Task to carry out
Exclude all pictures, then copy each of the records exactly as written.

Input
►

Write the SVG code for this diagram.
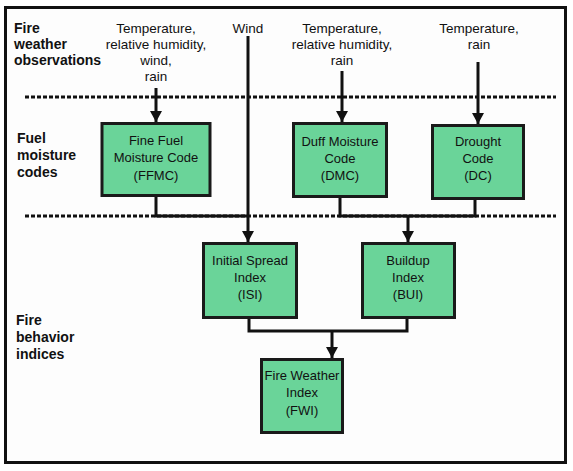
<svg xmlns="http://www.w3.org/2000/svg" width="573" height="471" viewBox="0 0 573 471">
<defs>
<marker id="ah" markerUnits="userSpaceOnUse" markerWidth="12" markerHeight="12" refX="11" refY="6" orient="auto" viewBox="0 0 12 12">
<path d="M0,0 L11,6 L0,12 Z" fill="#111"/>
</marker>
</defs>
<style>
.box{fill:#6ad499;stroke:#1a1a1a;stroke-width:3}
.t{font-family:"Liberation Sans",Arial,sans-serif;font-size:13.5px;fill:#111;text-anchor:middle}
.bt{font-family:"Liberation Sans",Arial,sans-serif;font-size:13px;fill:#111;text-anchor:middle}
.lb{font-family:"Liberation Sans",Arial,sans-serif;font-size:14px;font-weight:bold;fill:#111}
.dot{stroke:#111;stroke-width:3;stroke-dasharray:4 2;fill:none}
.c{stroke:#111;stroke-width:3;fill:none}
.a{stroke:#111;stroke-width:3;fill:none}
</style>
<rect x="0" y="0" width="573" height="471" fill="#fff"/>
<rect x="5.5" y="7.5" width="560" height="455" fill="#fdfdfd" stroke="#111" stroke-width="3"/>
<g id="labels">
<text class="lb" x="14" y="33">Fire</text>
<text class="lb" x="14" y="49">weather</text>
<text class="lb" x="14" y="65">observations</text>
<text class="lb" x="17" y="143">Fuel</text>
<text class="lb" x="17" y="160">moisture</text>
<text class="lb" x="17" y="177">codes</text>
<text class="lb" x="16" y="325">Fire</text>
<text class="lb" x="16" y="342">behavior</text>
<text class="lb" x="16" y="359">indices</text>
</g>
<g id="inputs">
<text class="t" x="156" y="33">Temperature,</text>
<text class="t" x="156" y="49">relative humidity,</text>
<text class="t" x="156" y="65">wind,</text>
<text class="t" x="156" y="81">rain</text>
<text class="t" x="248" y="33">Wind</text>
<text class="t" x="342" y="33">Temperature,</text>
<text class="t" x="342" y="49">relative humidity,</text>
<text class="t" x="342" y="65">rain</text>
<text class="t" x="479" y="33">Temperature,</text>
<text class="t" x="479" y="49">rain</text>
</g>
<g id="separators">
<line class="dot" x1="25" y1="97" x2="556" y2="97"/>
<line class="dot" x1="25" y1="216" x2="556" y2="216"/>
</g>
<g id="connectors">
<line class="a" x1="156" y1="88" x2="156" y2="122" marker-end="url(#ah)"/>
<line class="a" x1="248" y1="36" x2="248" y2="242" marker-end="url(#ah)"/>
<line class="a" x1="342" y1="71" x2="342" y2="122" marker-end="url(#ah)"/>
<line class="a" x1="478" y1="62" x2="478" y2="124" marker-end="url(#ah)"/>
<polyline class="c" points="156,196 156,216 248,216"/>
<polyline class="c" points="340,197 340,216 475,216 475,199"/>
<line class="a" x1="408" y1="216" x2="408" y2="242" marker-end="url(#ah)"/>
<polyline class="c" points="249,318 249,331 407,331 407,318"/>
<line class="a" x1="332" y1="331" x2="332" y2="358" marker-end="url(#ah)"/>
</g>
<g id="ffmc">
<rect class="box" x="102" y="123.5" width="108" height="72"/>
<text class="bt" x="156" y="145">Fine Fuel</text>
<text class="bt" x="156" y="162">Moisture Code</text>
<text class="bt" x="156" y="180">(FFMC)</text>
</g>
<g id="dmc">
<rect class="box" x="293.5" y="123.5" width="93" height="73"/>
<text class="bt" x="340" y="146">Duff Moisture</text>
<text class="bt" x="340" y="163">Code</text>
<text class="bt" x="340" y="180">(DMC)</text>
</g>
<g id="dc">
<rect class="box" x="432.5" y="125.5" width="91" height="73"/>
<text class="bt" x="478" y="146">Drought</text>
<text class="bt" x="478" y="163">Code</text>
<text class="bt" x="478" y="180">(DC)</text>
</g>
<g id="isi">
<rect class="box" x="203.5" y="243.5" width="93" height="74"/>
<text class="bt" x="250" y="265">Initial Spread</text>
<text class="bt" x="250" y="282">Index</text>
<text class="bt" x="250" y="299">(ISI)</text>
</g>
<g id="bui">
<rect class="box" x="362.5" y="243.5" width="92" height="74"/>
<text class="bt" x="408" y="265">Buildup</text>
<text class="bt" x="408" y="282">Index</text>
<text class="bt" x="408" y="299">(BUI)</text>
</g>
<g id="fwi">
<rect class="box" x="261.5" y="359.5" width="81" height="73"/>
<text class="bt" x="302" y="380">Fire Weather</text>
<text class="bt" x="302" y="397">Index</text>
<text class="bt" x="302" y="415">(FWI)</text>
</g>
</svg>
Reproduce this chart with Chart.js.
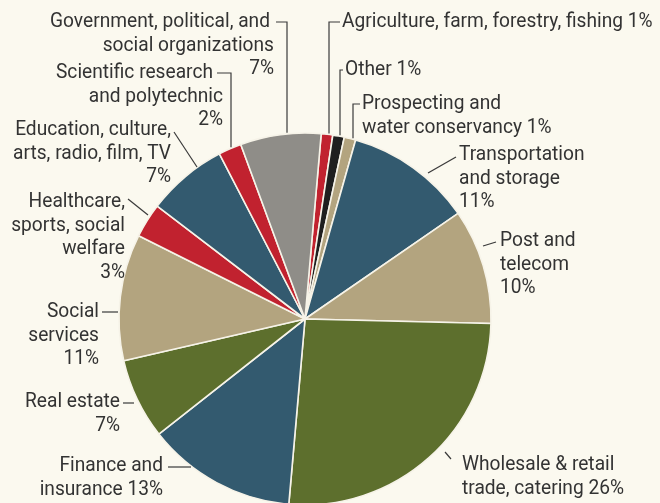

◄

Answer to this problem
Write the SVG code for this diagram.
<svg xmlns="http://www.w3.org/2000/svg" width="573" height="471" viewBox="0 0 573 471">
<defs>
<marker id="ah" markerUnits="userSpaceOnUse" markerWidth="12" markerHeight="12" refX="11" refY="6" orient="auto" viewBox="0 0 12 12">
<path d="M0,0 L11,6 L0,12 Z" fill="#111"/>
</marker>
</defs>
<style>
.box{fill:#6ad499;stroke:#1a1a1a;stroke-width:3}
.t{font-family:"Liberation Sans",Arial,sans-serif;font-size:13.5px;fill:#111;text-anchor:middle}
.bt{font-family:"Liberation Sans",Arial,sans-serif;font-size:13px;fill:#111;text-anchor:middle}
.lb{font-family:"Liberation Sans",Arial,sans-serif;font-size:14px;font-weight:bold;fill:#111}
.dot{stroke:#111;stroke-width:3;stroke-dasharray:4 2;fill:none}
.c{stroke:#111;stroke-width:3;fill:none}
.a{stroke:#111;stroke-width:3;fill:none}
</style>
<rect x="0" y="0" width="573" height="471" fill="#fff"/>
<rect x="5.5" y="7.5" width="560" height="455" fill="#fdfdfd" stroke="#111" stroke-width="3"/>
<g id="labels">
<text class="lb" x="14" y="33">Fire</text>
<text class="lb" x="14" y="49">weather</text>
<text class="lb" x="14" y="65">observations</text>
<text class="lb" x="17" y="143">Fuel</text>
<text class="lb" x="17" y="160">moisture</text>
<text class="lb" x="17" y="177">codes</text>
<text class="lb" x="16" y="325">Fire</text>
<text class="lb" x="16" y="342">behavior</text>
<text class="lb" x="16" y="359">indices</text>
</g>
<g id="inputs">
<text class="t" x="156" y="33">Temperature,</text>
<text class="t" x="156" y="49">relative humidity,</text>
<text class="t" x="156" y="65">wind,</text>
<text class="t" x="156" y="81">rain</text>
<text class="t" x="248" y="33">Wind</text>
<text class="t" x="342" y="33">Temperature,</text>
<text class="t" x="342" y="49">relative humidity,</text>
<text class="t" x="342" y="65">rain</text>
<text class="t" x="479" y="33">Temperature,</text>
<text class="t" x="479" y="49">rain</text>
</g>
<g id="separators">
<line class="dot" x1="25" y1="97" x2="556" y2="97"/>
<line class="dot" x1="25" y1="216" x2="556" y2="216"/>
</g>
<g id="connectors">
<line class="a" x1="156" y1="88" x2="156" y2="122" marker-end="url(#ah)"/>
<line class="a" x1="248" y1="36" x2="248" y2="242" marker-end="url(#ah)"/>
<line class="a" x1="342" y1="71" x2="342" y2="122" marker-end="url(#ah)"/>
<line class="a" x1="478" y1="62" x2="478" y2="124" marker-end="url(#ah)"/>
<polyline class="c" points="156,196 156,216 248,216"/>
<polyline class="c" points="340,197 340,216 475,216 475,199"/>
<line class="a" x1="408" y1="216" x2="408" y2="242" marker-end="url(#ah)"/>
<polyline class="c" points="249,318 249,331 407,331 407,318"/>
<line class="a" x1="332" y1="331" x2="332" y2="358" marker-end="url(#ah)"/>
</g>
<g id="ffmc">
<rect class="box" x="102" y="123.5" width="108" height="72"/>
<text class="bt" x="156" y="145">Fine Fuel</text>
<text class="bt" x="156" y="162">Moisture Code</text>
<text class="bt" x="156" y="180">(FFMC)</text>
</g>
<g id="dmc">
<rect class="box" x="293.5" y="123.5" width="93" height="73"/>
<text class="bt" x="340" y="146">Duff Moisture</text>
<text class="bt" x="340" y="163">Code</text>
<text class="bt" x="340" y="180">(DMC)</text>
</g>
<g id="dc">
<rect class="box" x="432.5" y="125.5" width="91" height="73"/>
<text class="bt" x="478" y="146">Drought</text>
<text class="bt" x="478" y="163">Code</text>
<text class="bt" x="478" y="180">(DC)</text>
</g>
<g id="isi">
<rect class="box" x="203.5" y="243.5" width="93" height="74"/>
<text class="bt" x="250" y="265">Initial Spread</text>
<text class="bt" x="250" y="282">Index</text>
<text class="bt" x="250" y="299">(ISI)</text>
</g>
<g id="bui">
<rect class="box" x="362.5" y="243.5" width="92" height="74"/>
<text class="bt" x="408" y="265">Buildup</text>
<text class="bt" x="408" y="282">Index</text>
<text class="bt" x="408" y="299">(BUI)</text>
</g>
<g id="fwi">
<rect class="box" x="261.5" y="359.5" width="81" height="73"/>
<text class="bt" x="302" y="380">Fire Weather</text>
<text class="bt" x="302" y="397">Index</text>
<text class="bt" x="302" y="415">(FWI)</text>
</g>
</svg>
Reproduce this chart with Chart.js.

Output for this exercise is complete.